TASK PROMPT:
Write every line out verbatim and omit the pictures.

DATA EXCERPT:
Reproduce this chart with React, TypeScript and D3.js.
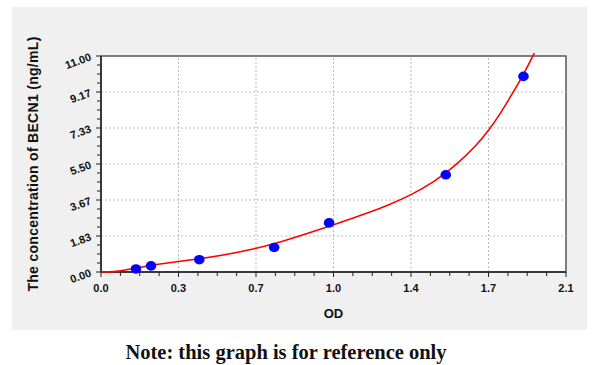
import React, { useEffect, useRef } from 'react';
import * as d3 from 'd3';

// standards (OD, concentration)
const odValues = [0.158, 0.226, 0.444, 0.782, 1.03, 1.557, 1.908];
const concValues = [0.156, 0.313, 0.625, 1.25, 2.5, 4.95, 9.96];

// fitted curve
const curveOD = [0.0, 0.06, 0.1, 0.2, 0.3, 0.45, 0.55, 0.7, 0.8, 1.0, 1.2, 1.3, 1.4, 1.5, 1.6, 1.7, 1.75, 1.8, 1.856, 1.908, 1.957];
const curveConc = [0.0, 0.01, 0.08, 0.29, 0.46, 0.68, 0.85, 1.2, 1.48, 2.2, 2.98, 3.42, 3.92, 4.55, 5.4, 6.5, 7.2, 8.0, 9.05, 10.05, 11.15];

const xTickValues = [0, 0.35, 0.7, 1.05, 1.4, 1.75, 2.1];
const xTickLabels = ['0.0', '0.3', '0.7', '1.0', '1.4', '1.7', '2.1'];
const yTickValues = [0, 11 / 6, 22 / 6, 33 / 6, 44 / 6, 55 / 6, 11];
const yTickLabels = ['0.00', '1.83', '3.67', '5.50', '7.33', '9.17', '11.00'];

const W = 600;
const H = 365;
const M = { left: 101, right: 34, top: 56, bottom: 93 };

export default function App() {
  const svgRef = useRef<SVGSVGElement | null>(null);

  useEffect(() => {
    if (!svgRef.current) return;
    const svg = d3.select(svgRef.current);
    svg.selectAll('*').remove();

    const x = d3.scaleLinear().domain([0, 2.1]).range([M.left, W - M.right]);
    const y = d3.scaleLinear().domain([0, 11]).range([H - M.bottom, M.top]);
    const font = 'Liberation Sans, Arial, sans-serif';

    // grey panel
    svg.append('rect').attr('x', 12).attr('y', 7).attr('width', 575).attr('height', 323).attr('fill', '#f0f0f0');

    // plot area
    svg
      .append('rect')
      .attr('x', M.left)
      .attr('y', M.top)
      .attr('width', W - M.right - M.left)
      .attr('height', H - M.bottom - M.top)
      .attr('fill', '#fff')
      .attr('stroke', '#555')
      .attr('stroke-width', 1.5);

    // grid
    const grid = svg.append('g').attr('stroke', '#bbb').attr('stroke-dasharray', '2,2').attr('stroke-width', 1);
    xTickValues.slice(1, -1).forEach((v) => {
      grid.append('line').attr('x1', x(v)).attr('x2', x(v)).attr('y1', y(0)).attr('y2', y(11));
    });
    yTickValues.slice(1, -1).forEach((v) => {
      grid.append('line').attr('y1', y(v)).attr('y2', y(v)).attr('x1', x(0)).attr('x2', x(2.1));
    });

    // minor ticks
    const xMinor = d3.range(0, 25).map((i) => (i * 2.1) / 24);
    const yMinor = d3.range(0, 25).map((i) => (i * 11) / 24);

    // x axis
    const xAxis = svg.append('g').attr('transform', `translate(0,${y(0)})`);
    xAxis.append('line').attr('x1', x(0)).attr('x2', x(2.1)).attr('stroke', '#222').attr('stroke-width', 1.5);
    xMinor.forEach((v, i) => {
      xAxis
        .append('line')
        .attr('x1', x(v))
        .attr('x2', x(v))
        .attr('y1', 0)
        .attr('y2', i % 4 === 0 ? 5 : 4)
        .attr('stroke', '#222');
    });
    xTickValues.forEach((v, i) => {
      xAxis
        .append('text')
        .attr('x', x(v))
        .attr('y', 20)
        .attr('text-anchor', 'middle')
        .attr('font-family', font)
        .attr('font-weight', 'bold')
        .attr('font-size', 11)
        .attr('fill', '#111')
        .text(xTickLabels[i]);
    });

    // y axis
    const yAxis = svg.append('g').attr('transform', `translate(${x(0)},0)`);
    yAxis.append('line').attr('y1', y(0)).attr('y2', y(11)).attr('stroke', '#222').attr('stroke-width', 1.5);
    yMinor.forEach((v, i) => {
      yAxis
        .append('line')
        .attr('y1', y(v))
        .attr('y2', y(v))
        .attr('x1', 0)
        .attr('x2', i % 4 === 0 ? -5 : -4)
        .attr('stroke', '#222');
    });
    yTickValues.forEach((v, i) => {
      yAxis
        .append('text')
        .attr('transform', `translate(-9,${y(v) + 4}) rotate(-20)`)
        .attr('text-anchor', 'end')
        .attr('font-family', font)
        .attr('font-weight', 'bold')
        .attr('font-size', 11)
        .attr('fill', '#111')
        .text(yTickLabels[i]);
    });

    // axis titles
    svg
      .append('text')
      .attr('x', x(1.05))
      .attr('y', 318)
      .attr('text-anchor', 'middle')
      .attr('font-family', font)
      .attr('font-weight', 'bold')
      .attr('font-size', 13)
      .attr('fill', '#111')
      .text('OD');
    svg
      .append('text')
      .attr('transform', `translate(38,${(y(0) + y(11)) / 2}) rotate(-90)`)
      .attr('text-anchor', 'middle')
      .attr('font-family', font)
      .attr('font-weight', 'bold')
      .attr('font-size', 14)
      .attr('letter-spacing', 0.3)
      .attr('fill', '#111')
      .text('The concentration of BECN1 (ng/mL)');

    // fitted curve
    const line = d3
      .line<number>()
      .x((d) => x(d))
      .y((_, i) => y(curveConc[i]))
      .curve(d3.curveBasis);
    svg
      .append('path')
      .datum(curveOD)
      .attr('d', line)
      .attr('fill', 'none')
      .attr('stroke', '#ff0000')
      .attr('stroke-width', 1.6);

    // points
    svg
      .append('g')
      .selectAll('ellipse')
      .data(odValues)
      .join('ellipse')
      .attr('cx', (d) => x(d))
      .attr('cy', (_, i) => y(concValues[i]))
      .attr('rx', 5.3)
      .attr('ry', 4.8)
      .attr('fill', '#0000ff');

    // note
    svg
      .append('text')
      .attr('x', 286)
      .attr('y', 359)
      .attr('text-anchor', 'middle')
      .attr('font-family', 'Liberation Serif, Times New Roman, serif')
      .attr('font-weight', 'bold')
      .attr('font-size', 20.5)
      .attr('fill', '#111')
      .text('Note: this graph is for reference only');
  }, []);

  return (
    <svg
      ref={svgRef}
      width={W}
      height={H}
      style={{ position: 'absolute', left: 0, top: 0, background: '#fff' }}
    />
  );
}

EXERCISE SOLUTION:
Reproduce this chart with React, TypeScript and D3.js.
import React, { useEffect, useRef } from 'react';
import * as d3 from 'd3';

// standards (OD, concentration)
const odValues = [0.158, 0.226, 0.444, 0.782, 1.03, 1.557, 1.908];
const concValues = [0.156, 0.313, 0.625, 1.25, 2.5, 4.95, 9.96];

// fitted curve
const curveOD = [0.0, 0.06, 0.1, 0.2, 0.3, 0.45, 0.55, 0.7, 0.8, 1.0, 1.2, 1.3, 1.4, 1.5, 1.6, 1.7, 1.75, 1.8, 1.856, 1.908, 1.957];
const curveConc = [0.0, 0.01, 0.08, 0.29, 0.46, 0.68, 0.85, 1.2, 1.48, 2.2, 2.98, 3.42, 3.92, 4.55, 5.4, 6.5, 7.2, 8.0, 9.05, 10.05, 11.15];

const xTickValues = [0, 0.35, 0.7, 1.05, 1.4, 1.75, 2.1];
const xTickLabels = ['0.0', '0.3', '0.7', '1.0', '1.4', '1.7', '2.1'];
const yTickValues = [0, 11 / 6, 22 / 6, 33 / 6, 44 / 6, 55 / 6, 11];
const yTickLabels = ['0.00', '1.83', '3.67', '5.50', '7.33', '9.17', '11.00'];

const W = 600;
const H = 365;
const M = { left: 101, right: 34, top: 56, bottom: 93 };

export default function App() {
  const svgRef = useRef<SVGSVGElement | null>(null);

  useEffect(() => {
    if (!svgRef.current) return;
    const svg = d3.select(svgRef.current);
    svg.selectAll('*').remove();

    const x = d3.scaleLinear().domain([0, 2.1]).range([M.left, W - M.right]);
    const y = d3.scaleLinear().domain([0, 11]).range([H - M.bottom, M.top]);
    const font = 'Liberation Sans, Arial, sans-serif';

    // grey panel
    svg.append('rect').attr('x', 12).attr('y', 7).attr('width', 575).attr('height', 323).attr('fill', '#f0f0f0');

    // plot area
    svg
      .append('rect')
      .attr('x', M.left)
      .attr('y', M.top)
      .attr('width', W - M.right - M.left)
      .attr('height', H - M.bottom - M.top)
      .attr('fill', '#fff')
      .attr('stroke', '#555')
      .attr('stroke-width', 1.5);

    // grid
    const grid = svg.append('g').attr('stroke', '#bbb').attr('stroke-dasharray', '2,2').attr('stroke-width', 1);
    xTickValues.slice(1, -1).forEach((v) => {
      grid.append('line').attr('x1', x(v)).attr('x2', x(v)).attr('y1', y(0)).attr('y2', y(11));
    });
    yTickValues.slice(1, -1).forEach((v) => {
      grid.append('line').attr('y1', y(v)).attr('y2', y(v)).attr('x1', x(0)).attr('x2', x(2.1));
    });

    // minor ticks
    const xMinor = d3.range(0, 25).map((i) => (i * 2.1) / 24);
    const yMinor = d3.range(0, 25).map((i) => (i * 11) / 24);

    // x axis
    const xAxis = svg.append('g').attr('transform', `translate(0,${y(0)})`);
    xAxis.append('line').attr('x1', x(0)).attr('x2', x(2.1)).attr('stroke', '#222').attr('stroke-width', 1.5);
    xMinor.forEach((v, i) => {
      xAxis
        .append('line')
        .attr('x1', x(v))
        .attr('x2', x(v))
        .attr('y1', 0)
        .attr('y2', i % 4 === 0 ? 5 : 4)
        .attr('stroke', '#222');
    });
    xTickValues.forEach((v, i) => {
      xAxis
        .append('text')
        .attr('x', x(v))
        .attr('y', 20)
        .attr('text-anchor', 'middle')
        .attr('font-family', font)
        .attr('font-weight', 'bold')
        .attr('font-size', 11)
        .attr('fill', '#111')
        .text(xTickLabels[i]);
    });

    // y axis
    const yAxis = svg.append('g').attr('transform', `translate(${x(0)},0)`);
    yAxis.append('line').attr('y1', y(0)).attr('y2', y(11)).attr('stroke', '#222').attr('stroke-width', 1.5);
    yMinor.forEach((v, i) => {
      yAxis
        .append('line')
        .attr('y1', y(v))
        .attr('y2', y(v))
        .attr('x1', 0)
        .attr('x2', i % 4 === 0 ? -5 : -4)
        .attr('stroke', '#222');
    });
    yTickValues.forEach((v, i) => {
      yAxis
        .append('text')
        .attr('transform', `translate(-9,${y(v) + 4}) rotate(-20)`)
        .attr('text-anchor', 'end')
        .attr('font-family', font)
        .attr('font-weight', 'bold')
        .attr('font-size', 11)
        .attr('fill', '#111')
        .text(yTickLabels[i]);
    });

    // axis titles
    svg
      .append('text')
      .attr('x', x(1.05))
      .attr('y', 318)
      .attr('text-anchor', 'middle')
      .attr('font-family', font)
      .attr('font-weight', 'bold')
      .attr('font-size', 13)
      .attr('fill', '#111')
      .text('OD');
    svg
      .append('text')
      .attr('transform', `translate(38,${(y(0) + y(11)) / 2}) rotate(-90)`)
      .attr('text-anchor', 'middle')
      .attr('font-family', font)
      .attr('font-weight', 'bold')
      .attr('font-size', 14)
      .attr('letter-spacing', 0.3)
      .attr('fill', '#111')
      .text('The concentration of BECN1 (ng/mL)');

    // fitted curve
    const line = d3
      .line<number>()
      .x((d) => x(d))
      .y((_, i) => y(curveConc[i]))
      .curve(d3.curveBasis);
    svg
      .append('path')
      .datum(curveOD)
      .attr('d', line)
      .attr('fill', 'none')
      .attr('stroke', '#ff0000')
      .attr('stroke-width', 1.6);

    // points
    svg
      .append('g')
      .selectAll('ellipse')
      .data(odValues)
      .join('ellipse')
      .attr('cx', (d) => x(d))
      .attr('cy', (_, i) => y(concValues[i]))
      .attr('rx', 5.3)
      .attr('ry', 4.8)
      .attr('fill', '#0000ff');

    // note
    svg
      .append('text')
      .attr('x', 286)
      .attr('y', 359)
      .attr('text-anchor', 'middle')
      .attr('font-family', 'Liberation Serif, Times New Roman, serif')
      .attr('font-weight', 'bold')
      .attr('font-size', 20.5)
      .attr('fill', '#111')
      .text('Note: this graph is for reference only');
  }, []);

  return (
    <svg
      ref={svgRef}
      width={W}
      height={H}
      style={{ position: 'absolute', left: 0, top: 0, background: '#fff' }}
    />
  );
}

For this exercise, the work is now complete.